Journal d’un dernier francophone imaginaire, par Kamel Daoud
« Je voulais te parler, cher Astérix, de ta langue et t’expliquer qu’elle a une histoire clandestine que tu ne connais pas, et des enfants nègres, mais je ne peux pas le faire sans parler de moi et de ce que j’ai découvert lorsque tu es parti avant ma naissance, en me laissant une poignée de lettres dans la bouche et un tas de livres et de cimetières. On parle souvent de ta langue chez nous, mais les gens qui la parlent sont de plus en plus rares. Comme les vignobles qui s’agrippent après le départ des Français. Ils meurent, se dispersent, s’en vont. Un de mes amis me dit un jour qu’ils ont sur le visage le générique de fin de film. Le problème et le drame c’est que, comme moi, ils n’y ont même pas joué. On les reconnaît facilement à la façon qu’ont leurs lèvres de rester serrées sur les mots : on dirait des nageurs las, qui gardent leur bouche juste à la ligne de flottaison, au-dessus d’eaux étrangères. Ou à leur manière de promener leurs bulles individuelles comme les autres promènent leurs turbans cachés. On sent le francophone chez nous de très loin et, cette odeur, mon Dieu, que de fois j’ai essayé de la cacher ! Les mots, Cher De Gaulle, ont une odeur je te le jure. Parfois des parfums, mais rarement. Chez nous, on sent le francophone. C’est tout.

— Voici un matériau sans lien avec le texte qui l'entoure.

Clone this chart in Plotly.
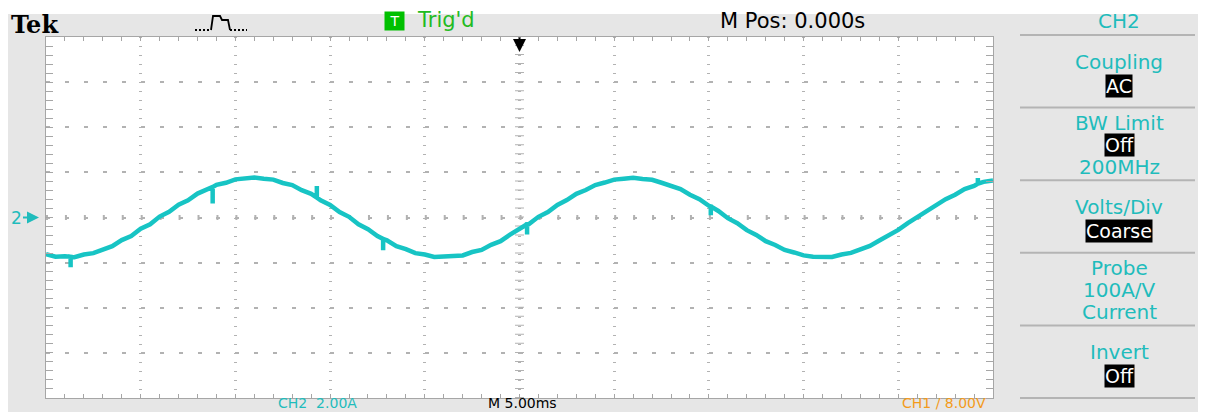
import plotly.graph_objects as go

# ---------------- data ----------------
time_ms = [-25 + 0.5 * i for i in range(101)]
current_a = [
    -1.62, -1.74, -1.72, -1.76, -1.64, -1.58, -1.40, -1.27, -1.00, -0.82,
    -0.50, -0.30, 0.04, 0.25, 0.57, 0.76, 1.06, 1.22, 1.45, 1.54,
    1.69, 1.71, 1.77, 1.72, 1.68, 1.53, 1.44, 1.21, 1.05, 0.76,
    0.56, 0.24, 0.03, -0.30, -0.52, -0.82, -1.01, -1.27, -1.40, -1.58,
    -1.64, -1.75, -1.73, -1.71, -1.68, -1.53, -1.44, -1.21, -1.05, -0.76,
    -0.50, -0.29, 0.03, 0.24, 0.56, 0.77, 1.05, 1.22, 1.44, 1.55,
    1.68, 1.72, 1.76, 1.71, 1.67, 1.54, 1.40, 1.26, 1.01, 0.81,
    0.52, 0.29, -0.03, -0.25, -0.56, -0.77, -1.05, -1.22, -1.44, -1.55,
    -1.68, -1.74, -1.73, -1.75, -1.64, -1.57, -1.41, -1.26, -1.02, -0.80,
    -0.55, -0.25, 0.02, 0.29, 0.52, 0.81, 1.01, 1.26, 1.40, 1.58,
    1.64,
]
# short glitches on the trace: time, level before, tip level
glitch_t = [-23.7, -16.2, -10.7, -7.2, 0.4, 10.1, 24.2]
glitch_base = [-1.74, 1.35, 0.88, -0.95, -0.30, 0.49, 1.50]
glitch_tip = [-2.20, 0.62, 1.40, -1.45, -0.75, 0.10, 1.75]

x_range = [-25, 25]   # 5 ms/div, 10 div
y_range = [-8, 8]     # 2.00 A/div, 8 div

menu_title = "CH2"
menu_items = [
    ["Coupling", ("AC",)],
    ["BW Limit", ("Off",), "200MHz"],
    ["Volts/Div", ("Coarse",)],
    ["Probe", "100A/V", "Current"],
    ["Invert", ("Off",)],
]
status_bottom = ["CH2  2.00A", "M 5.00ms", "CH1 / 8.00V"]

# ---------------- build trace with glitches ----------------
pts = [(t, v, 0) for t, v in zip(time_ms, current_a)]
for t, b, p in zip(glitch_t, glitch_base, glitch_tip):
    pts.append((t, b, 1))
    pts.append((t, p, 2))
    pts.append((t, b, 3))
pts.sort(key=lambda q: (q[0], q[2]))
xs = [q[0] for q in pts]
ys = [q[1] for q in pts]

W, H = 1206, 412
BODY = 8                       # default page margin of the html body
L, R, T, B = 46, 993, 37, 398  # graticule in window pixels


def px(x):
    return (x - L) / (R - L)


def py(y):
    return (B - y) / (B - T)


CYAN = "#17c4c4"
TXT_CYAN = "#1fbcbc"
GRID = "#b2b2b2"
PANEL = "#e6e6e6"
FONT = "DejaVu Sans"

fig = go.Figure()
fig.add_trace(go.Scatter(x=xs, y=ys, mode="lines",
                         line=dict(color=CYAN, width=4.5),
                         hoverinfo="skip", showlegend=False))

shapes = []
ann = []

# white strip above the grey panel
shapes.append(dict(type="rect", xref="paper", yref="paper", x0=px(-5), x1=px(1230),
                   y0=py(14), y1=py(-5), fillcolor="white", line_width=0, layer="below"))

# center cross of graticule
shapes.append(dict(type="line", xref="x", yref="paper", x0=0, x1=0, y0=0, y1=1,
                   line=dict(color=GRID, width=9, dash="1px,8.025px"), layer="below"))
shapes.append(dict(type="line", xref="paper", yref="y", x0=0, x1=1, y0=0, y1=0,
                   line=dict(color=GRID, width=5, dash="2px,16.94px"), layer="below"))

# menu separators
seps = [35 + 72.6 * k for k in range(6)]
for s in seps:
    shapes.append(dict(type="line", xref="paper", yref="paper", x0=px(1020), x1=px(1195),
                       y0=py(s), y1=py(s), line=dict(color="#b4b4b4", width=2)))

# pulse icon (acquire mode)
shapes.append(dict(type="path", xref="paper", yref="paper",
                   path=f"M{px(211)},{py(30)} L{px(213)},{py(16)} L{px(220)},{py(16)} "
                        f"L{px(222)},{py(20)} L{px(228)},{py(20)} L{px(230)},{py(30)}",
                   line=dict(color="black", width=1.8)))
shapes.append(dict(type="line", xref="paper", yref="paper", x0=px(195), x1=px(211),
                   y0=py(30), y1=py(30), line=dict(color="black", width=1.8, dash="2px,2px")))
shapes.append(dict(type="line", xref="paper", yref="paper", x0=px(230), x1=px(247),
                   y0=py(30), y1=py(30), line=dict(color="black", width=1.8, dash="2px,2px")))


def text(x, y, s, color="black", size=19, anchor="center", family=FONT, yanchor="middle", **kw):
    ann.append(dict(xref="paper", yref="paper", x=px(x), y=py(y), text=s, showarrow=False,
                    xanchor=anchor, yanchor=yanchor,
                    font=dict(color=color, size=size, family=family), **kw))


# top status line
text(10, 9, "<b>Tek</b>", size=24, anchor="left", family="DejaVu Serif", yanchor="top",
     borderpad=0)
text(394, 21, "T", color="white", size=14, bgcolor="#00c000", width=17, height=16)
text(446, 20, "Trig'd", color="#22bb22", size=21)
text(792, 21, "M Pos: 0.000s", size=21)
text(1119, 21, menu_title, color=TXT_CYAN, size=20)

# side menu
CX = 1119
for k, item in enumerate(menu_items):
    top = seps[k]
    offs = [27, 51] if len(item) == 2 else [15, 37, 59]
    for s, o in zip(item, offs):
        if isinstance(s, tuple):
            text(CX, top + o, s[0], color="white", size=19, bgcolor="black", borderpad=0)
        else:
            text(CX, top + o, s, color=TXT_CYAN, size=20)

# bottom status line
for s, cx, col in zip(status_bottom, [317, 522, 944], [TXT_CYAN, "black", "#f39b1b"]):
    text(cx, 403, s, color=col, size=14)

# trigger position arrow
ann.append(dict(xref="x", yref="paper", x=0, y=py(52), ax=0, ay=-16, text="",
                showarrow=True, arrowhead=2, arrowsize=1.3, arrowwidth=2,
                arrowcolor="black"))
# channel 2 ground marker
ann.append(dict(xref="paper", yref="y", x=0, y=0, ax=-30, ay=0, text="2",
                showarrow=True, arrowhead=2, arrowsize=1.2, arrowwidth=2,
                arrowcolor=TXT_CYAN, standoff=7,
                font=dict(color=TXT_CYAN, size=17, family=FONT)))

axis_common = dict(showticklabels=False, zeroline=False, showline=True,
                   linecolor="#a6a6a6", linewidth=1, mirror="allticks",
                   ticks="inside", tickcolor="#a6a6a6", fixedrange=True)

fig.update_layout(
    width=W, height=H,
    margin=dict(l=L - BODY, r=W + BODY - R, t=T - BODY, b=H + BODY - B, pad=0),
    paper_bgcolor=PANEL, plot_bgcolor="white",
    shapes=shapes, annotations=ann, showlegend=False,
    xaxis=dict(range=x_range, dtick=5, tick0=0, ticklen=4,
               showgrid=True, gridcolor=GRID, gridwidth=3, griddash="1px,8.025px",
               minor=dict(dtick=1, ticks="inside", ticklen=4, tickcolor="#a6a6a6",
                          showgrid=False),
               **axis_common),
    yaxis=dict(range=y_range, dtick=2, tick0=0, ticklen=7,
               showgrid=True, gridcolor=GRID, gridwidth=1.5, griddash="4px,14.94px",
               minor=dict(dtick=0.4, ticks="inside", ticklen=7, tickcolor="#a6a6a6",
                          showgrid=False),
               **axis_common),
)

fig.write_html("out.html")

C’est difficile de t’expliquer la chose Astérix de mes rêves, mais son odeur n’est pas à base d’essences mais de gestes et de tics. Un francophone se promène toujours dans nos villes comme le ferait un rescapé entre les colonnes des ruines. Il a le geste mesuré, la distance marquée pour éviter de se mêler à la sueur des autres, le regard fixé sur la tour, une époque de son univers, le pas calculé pour ne pas confesser le désir de fuite, ni ralentir au point de retomber dans la paresse et le maraudage indigène. Mon ami Larbi, un Arabe imaginaire comme moi, me dit souvent qu’ils craignent encore les Fellaga, les pires, ceux qui ont la même nationalité qu’eux. Cela me fait rire car c’est totalement injuste mais parfaitement vrai, parfois. Le plus grand drame de certains francophones de mon pays, c’est qu’ils croient fermement avoir un second pays qui ne serait pas Ta France, alors que de l’autre côté de leur langue, il n’y a que les flots et les dos. Leurs mains propres, leur malaise intime, peut-être leur coupe de cheveux, certains souvenirs à l’époque où les paliers d’immeubles étaient propres et neufs comme des dentiers, leurs enfants en bocaux, leurs maisons et leur cupidité ou leur générosité de mourant infini, tout cela, cher Nicolas de mes fantasmes, crée une émanation qui les isole dans une bulle, au-dessus des villes et des villages, comme des cimetières sophistiqués. Et j’en fais partie de ce monde qui s’en va et qui n’est ni le tien, ni le mien, ni celui de personne ».